Producer Brown says the city was chosen because its skyline "had nothing to distinguish it"--not unlike Dallas in the '60s. The city also has a large number of old government buildings and architectural landmarks that have served as props for other events from the Kennedy era.
The state capitol steps became the site of Kennedy's Inauguration, the uppercrust Commonwealth Club was used for the Inaugural Ball and an old reconverted church on Broad Street served as the site of a civil rights riot in which white demonstrators, after surrounding a church where Martin Luther King Jr. was preaching, set fire to a car.
For that scene, scores of extras were hired as Alabama rednecks to shout taunts and hurl rocks at the black churchgoers. Meanwhile, city officials had to close off several blocks of the main thoroughfare, hose down the street and have a fire truck on the scene in case things got out of hand. Remarkably, says Winter, no one complained. "I think most people find it very interesting," he said. "I think they're getting into it."
There was no scene, however, that carried the emotional wallop of the final one. For more than eight hours on Thursday, under a bright summer sun, the mock presidential motorcade drove up and down the street, with Brown and Sheen smiling and waving to the crowd. The extras dutifully waved and shouted back, although many remarked at how eerie it all seemed, so close did it jibe with memories of that day in Dallas.
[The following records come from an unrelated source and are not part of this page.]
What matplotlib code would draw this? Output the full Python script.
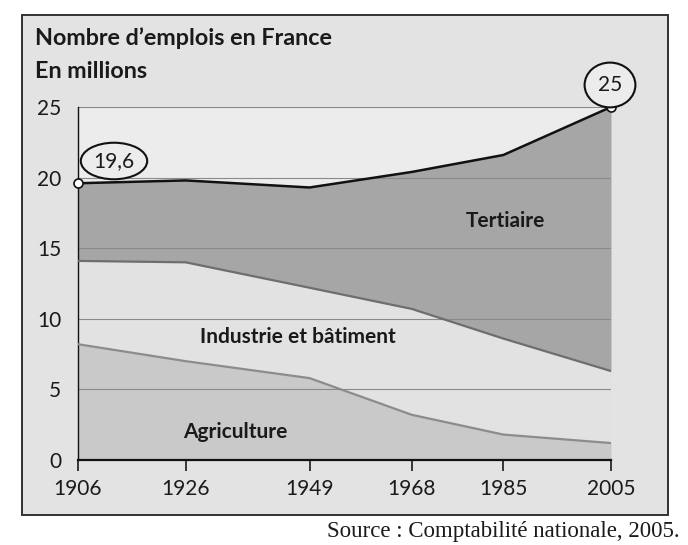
import matplotlib
matplotlib.use("Agg")
import matplotlib.pyplot as plt
from matplotlib.patches import Rectangle

# Données (millions d'emplois, cumulés)
annees = [1906, 1926, 1949, 1968, 1985, 2005]
agriculture = [8.2, 7.0, 5.8, 3.2, 1.8, 1.2]          # haut de la zone agriculture
industrie_cumul = [14.1, 14.0, 12.2, 10.7, 8.6, 6.3]  # agriculture + industrie
total = [19.6, 19.8, 19.3, 20.4, 21.6, 25.0]          # total des emplois
graduations_y = [0, 5, 10, 15, 20, 25]

plt.rcParams['font.family'] = ['Lato', 'DejaVu Sans']
encre = '#1a1a1a'

fig = plt.figure(figsize=(6.88, 5.45), dpi=100)
fig.patch.set_facecolor('white')

# cadre gris autour du graphique
cadre = Rectangle((22/688, 1-515/545), 646/688, 500/545, transform=fig.transFigure,
                  facecolor='#e3e3e3', edgecolor='#333333', linewidth=1.4, zorder=-10)
fig.patches.append(cadre)

ax = fig.add_axes([78/688, 1-460/545, 533/688, 353/545])
ax.set_facecolor('#ececec')
ax.set_xlim(annees[0], annees[-1])
ax.set_ylim(0, 25)

ax.fill_between(annees, 0, agriculture, color='#c9c9c9', lw=0, zorder=1)
ax.fill_between(annees, agriculture, industrie_cumul, color='#e2e2e2', lw=0, zorder=1)
ax.fill_between(annees, industrie_cumul, total, color='#a6a6a6', lw=0, zorder=1)

ax.hlines(graduations_y[1:], annees[0], annees[-1], color='#8a8a8a', lw=0.8, zorder=2)

ax.plot(annees, agriculture, color='#8c8c8c', lw=1.6, zorder=3)
ax.plot(annees, industrie_cumul, color='#6e6e6e', lw=1.6, zorder=3)
ax.plot(annees, total, color='#111111', lw=1.8, zorder=4)
ax.plot([annees[0], annees[-1]], [total[0], total[-1]], 'o', ms=6.5, mfc='white',
        mec='#111111', mew=1.2, zorder=5, clip_on=False)

for s in ['top', 'right']:
    ax.spines[s].set_visible(False)
ax.spines['left'].set_color('#111111')
ax.spines['bottom'].set_color('#111111')
ax.spines['left'].set_linewidth(1.0)
ax.spines['bottom'].set_linewidth(1.6)

ax.set_xticks(annees)
ax.set_xticklabels([str(a) for a in annees])
ax.set_yticks(graduations_y)
ax.tick_params(axis='x', direction='out', length=8, width=1.2, pad=6,
               labelsize=15, colors=encre)
ax.tick_params(axis='y', length=0, pad=12, labelsize=15, colors=encre)

# titres
fig.text(35/688, 1-38/545, "Nombre d\u2019emplois en France", fontsize=16.8,
         fontweight='bold', color=encre, va='center', ha='left')
fig.text(35/688, 1-72/545, "En millions", fontsize=16.8,
         fontweight='bold', color=encre, va='center', ha='left')

# étiquettes des zones
ax.text(1985.3, 16.9, "Tertiaire", fontsize=15, fontweight='bold', color=encre,
        ha='center', va='center', zorder=6)
ax.text(1946.8, 8.7, "Industrie et b\u00e2timent", fontsize=15, fontweight='bold',
        color=encre, ha='center', va='center', zorder=6)
ax.text(1935.2, 2.0, "Agriculture", fontsize=15, fontweight='bold', color=encre,
        ha='center', va='center', zorder=6)

# valeurs entourées
ax.annotate("19,6", xy=(annees[0], total[0]), xytext=(114/688, 1-161/545),
            textcoords='figure fraction', ha='center', va='center', fontsize=15,
            color=encre, bbox=dict(boxstyle='ellipse,pad=0.14', fc='#ececec',
                                   ec='#111111', lw=1.5), zorder=6)
ax.annotate("25", xy=(annees[-1], total[-1]), xytext=(610/688, 1-85/545),
            textcoords='figure fraction', ha='center', va='center', fontsize=15,
            color=encre, bbox=dict(boxstyle='ellipse,pad=0.28', fc='#ececec',
                                   ec='#111111', lw=1.5), zorder=6)

fig.text(680/688, 1-531/545, "Source : Comptabilit\u00e9 nationale, 2005.",
         fontsize=16.5, family='Liberation Serif', color=encre, ha='right', va='center')

fig.savefig("out.png", dpi=100, facecolor=fig.get_facecolor())
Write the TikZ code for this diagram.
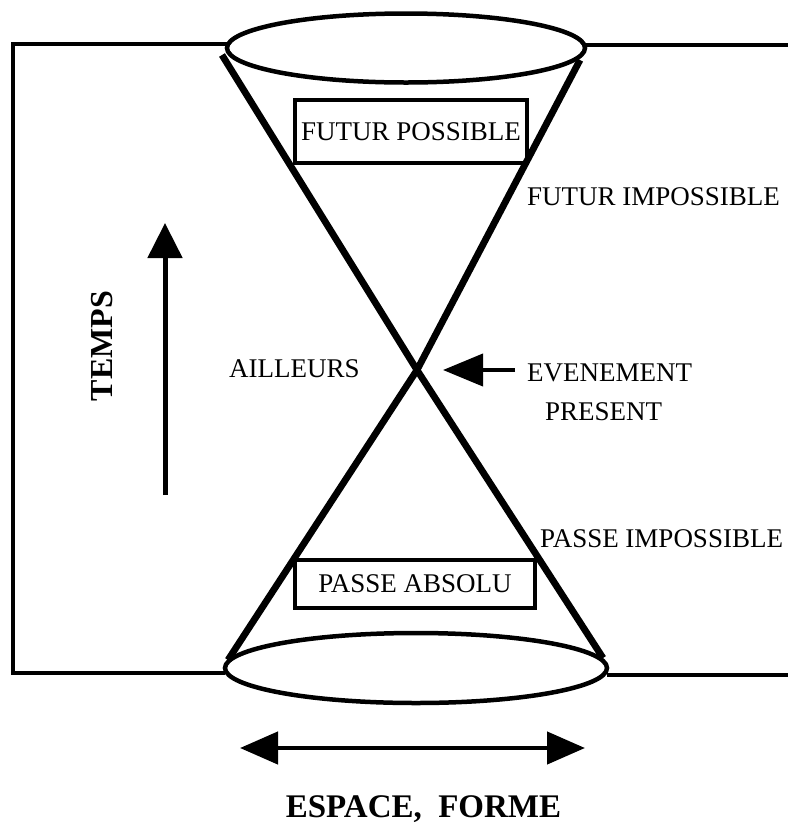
\documentclass[tikz,border=0pt]{standalone}
\usepackage{fontspec}
\setmainfont{Liberation Serif}
\usetikzlibrary{arrows.meta,shapes.geometric}
\begin{document}
\begin{tikzpicture}[x=1pt,y=-1pt,
  lbl/.style={font=\fontsize{27}{29}\selectfont, inner sep=0pt},
  big/.style={font=\fontsize{32}{34}\selectfont\bfseries, inner sep=0pt},
  frame/.style={line width=4.5pt},
  cone/.style={line width=6.8pt},
  rim/.style={draw, ellipse, line width=4.5pt, inner sep=0pt},
  zone/.style={draw, line width=4.5pt, inner sep=0pt, font=\fontsize{27}{29}\selectfont},
  arr/.style={-{Triangle[length=38pt,width=32pt]}, line width=4.5pt}
]
\useasboundingbox (0,0) rectangle (788,823);

% rims of the light cone
\node[rim, minimum width=358pt, minimum height=69pt] (top) at (406,48) {};
\node[rim, minimum width=382pt, minimum height=70pt] (bot) at (416,668) {};

% surrounding frame
\coordinate (ftl) at (13,44);
\coordinate (fbl) at (13,673);
\coordinate (ftr) at (788,45);
\coordinate (fbr) at (788,675);
\draw[frame] (227,44) -- (ftl) -- (fbl) -- (225,673);
\draw[frame] (585,45) -- (ftr);
\draw[frame] (607,675) -- (fbr);

% cone generators meeting at the present event
\coordinate (ev) at (417,370);
\coordinate (c1) at (222,55);
\coordinate (c2) at (580,60);
\coordinate (c3) at (228,660);
\coordinate (c4) at (603,658);
\draw[cone] (c1) -- (ev);
\draw[cone] (c2) -- (ev);
\draw[cone] (ev) -- (c3);
\draw[cone] (ev) -- (c4);

% boxed regions
\node[zone, minimum width=232pt, minimum height=63pt] (fp) at (411,131.5) {FUTUR POSSIBLE};
\node[zone, minimum width=240pt, minimum height=48pt] (pa) at (415,584) {PASSE ABSOLU};

% labels
\node[lbl, anchor=base west] (fi) at (527,205) {FUTUR IMPOSSIBLE};
\node[lbl, anchor=base west] (ail) at (229,377) {AILLEURS};
\node[lbl, anchor=base west] (evt) at (527,381) {EVENEMENT};
\node[lbl, anchor=base west] (pre) at (545,420) {PRESENT};
\node[lbl, anchor=base west] (pi) at (540,547) {PASSE IMPOSSIBLE};

% pointer to the event
\coordinate (pt) at (515,370);
\coordinate (ptip) at (443,370);
\draw[-{Triangle[length=40pt,width=32pt]}, line width=4pt] (pt) -- (ptip);

% time axis
\coordinate (t0) at (165,495);
\coordinate (t1) at (165,223);
\draw[-{Triangle[length=35pt,width=34pt]}, line width=5pt] (t0) -- (t1);
\node[big, rotate=90] (temps) at (102,346) {TEMPS};

% space axis
\coordinate (s0) at (240,748);
\coordinate (s1) at (585,748);
\draw[{Triangle[length=38pt,width=32pt]}-{Triangle[length=38pt,width=32pt]}, line width=4.5pt] (s0) -- (s1);
\node[big, font=\fontsize{33}{35}\selectfont\bfseries, anchor=base] (esp) at (423.5,817) {ESPACE,\ \ FORME};
\end{tikzpicture}
\end{document}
When the time came for the assassination scene, a kind of hush fell over the set. Three times in a row, director Goddard filmed the climactic gun shots, while a sound man ran alongside the Lincoln, firing blanks into the air. Getting the head reactions right was tricky, Goddard explained, because even after Sheen grabs for his throat, Brown's response has to be casual. "You have to remember that Jackie originally thought a motorcycle had backfired and he Kennedy was playing a joke," he said.
It was only after the final gun shot--the shot that never will be shown on the air--that Brown realizes what actually has happened. It is then that she begins her chilling crawl onto the back of the car. It was a reaction that appeared inexplicable to most witnesses until Jackie Kennedy's testimony to the Warren Commission: She was attempting to retrieve a portion of her husband's skull.
When it was all over, a somber Brown stepped out of the Lincoln and Sheen put his arm around her. "It's rather depressing," said director Goddard. "It's not the happiest scene in the world to film."